Saben morderse la lengua a tiempo y no permiten que un momento de enfado signifique una palabra o un gesto que dañe al otro. Todo se puede decir. Lo que importa es el cómo, sobre todo cuando se está en pareja.
Tienen gestos amorosos tanto en público como en privado.
Escuchan y comprenden a su pareja. Si los motivos del otro no coinciden con los suyos, los respetan y los tienen en cuenta en caso de que fuera necesario llegar a un acuerdo o a una decisión conjunta.
No reprochan ni obligan ni exigenal otro que le quiera, sino que facilitan que eso ocurra.
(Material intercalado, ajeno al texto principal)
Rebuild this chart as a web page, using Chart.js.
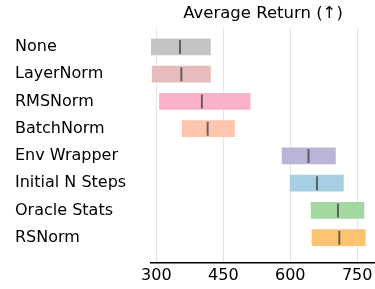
<!DOCTYPE html>
<html>
<head>
<meta charset="utf-8">
<script src="https://cdn.jsdelivr.net/npm/chart.js@4"></script>
<style>
  html, body { margin: 0; padding: 0; background: #fff; }
  #wrap { width: 375px; height: 289px; }
</style>
</head>
<body>
<div id="wrap"><canvas id="c" width="375" height="289"></canvas></div>
<script>
const categories = ["None", "LayerNorm", "RMSNorm", "BatchNorm", "Env Wrapper", "Initial N Steps", "Oracle Stats", "RSNorm"];
const lowValues = [288, 290, 306, 357, 581, 599, 646, 648];
const highValues = [422, 422, 511, 476, 702, 720, 766, 769];
const medianValues = [353, 356, 402, 415, 641, 660, 707, 710];
const xTickValues = [300, 450, 600, 750];
const barColors = ["#c4c4c4", "#e6bcbc", "#fbb2c8", "#fdc5ad", "#b8b5d8", "#a7cfe4", "#a3d9a0", "#fdc370"];
const titleText = "Average Return (↑)";

const FONT = "'DejaVu Sans', sans-serif";

const rangeData = categories.map((c, i) => ({ x: [lowValues[i], highValues[i]], y: i }));
const medianData = categories.map((c, i) => ({ x: medianValues[i], y: i }));

new Chart(document.getElementById('c'), {
  data: {
    datasets: [
      {
        type: 'bar',
        indexAxis: 'y',
        data: rangeData,
        backgroundColor: barColors,
        borderWidth: 0,
        barPercentage: 0.61,
        categoryPercentage: 1.0,
        xAxisID: 'x',
        yAxisID: 'y',
        order: 2
      },
      {
        type: 'scatter',
        data: medianData,
        pointStyle: 'line',
        rotation: 90,
        radius: 7,
        borderWidth: 2,
        borderColor: 'rgba(70,70,70,0.8)',
        backgroundColor: 'rgba(70,70,70,0.8)',
        xAxisID: 'x',
        yAxisID: 'y',
        order: 1
      }
    ]
  },
  options: {
    responsive: false,
    animation: false,
    events: [],
    layout: { autoPadding: false, padding: { left: 15, right: 0, top: 0, bottom: 0 } },
    plugins: {
      legend: { display: false },
      tooltip: { enabled: false },
      title: {
        display: true,
        text: titleText,
        fullSize: false,
        color: '#000',
        font: { family: FONT, size: 16.5, weight: 'normal' },
        padding: { top: 4, bottom: 3.5 }
      }
    },
    scales: {
      x: {
        type: 'linear',
        position: 'bottom',
        offset: false,
        min: 288,
        max: 790,
        afterBuildTicks: (s) => { s.ticks = xTickValues.map(v => ({ value: v })); },
        afterFit: (s) => { s.height = 26.3; s.paddingLeft = 0; s.paddingRight = 0; },
        ticks: {
          color: '#000',
          font: { family: FONT, size: 16 },
          padding: 3.5,
          maxRotation: 0,
          autoSkip: false
        },
        grid: { display: true, color: '#e4e4e4', lineWidth: 1, drawTicks: false },
        border: { display: true, color: '#000', width: 1.5 }
      },
      y: {
        type: 'linear',
        position: 'left',
        offset: false,
        reverse: true,
        min: -0.72,
        max: 7.92,
        afterBuildTicks: (s) => { s.ticks = categories.map((c, i) => ({ value: i })); },
        afterFit: (s) => { s.width = 136; s.paddingTop = 0; s.paddingBottom = 0; },
        ticks: {
          color: '#000',
          font: { family: FONT, size: 16 },
          crossAlign: 'far',
          padding: 20,
          autoSkip: false,
          callback: (v) => categories[v]
        },
        grid: { display: false, drawTicks: false },
        border: { display: false }
      }
    }
  }
});
</script>
</body>
</html>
Breve resumen de las ideas principales sobre amar y el amor
El amor es un sentimiento; amar es una conducta.
A amar se aprende y se enseña.
¿Queremos amar? ¿Podemos amar? ¿Sabemos amar?
En nuestra estructura biológica, el amor es una fuente de placer, no de sufrimiento.
El éxito en el amor consiste en una mezcla de suerte y práctica.
El amor no tiene nada que ver con la obsesión.
La dinámica de cualquier relación humana es saludable cuando se da y se recibe de forma recíproca y satisfactoria para ambos.
En pareja, tan importante es querercomo sentirse querido.
Querer y no sentirse querido es una experiencia triste y frustrante.
Sentirse querido y no querer genera un gran sentimiento de culpabilidad.
Esperar la pareja perfecta, cuando uno no lo es, es irracional.
Amar bien consiste en ser capaz de dar a la pareja no tanto lo que uno crea o quiera darle, sino lo que realmente necesita para ser feliz.
Ya estamos listos para reenfocar lo que se desenfocó o para reparar lo que en algún momento sufrió un daño. Y dejarlo incluso mejor que nuevo.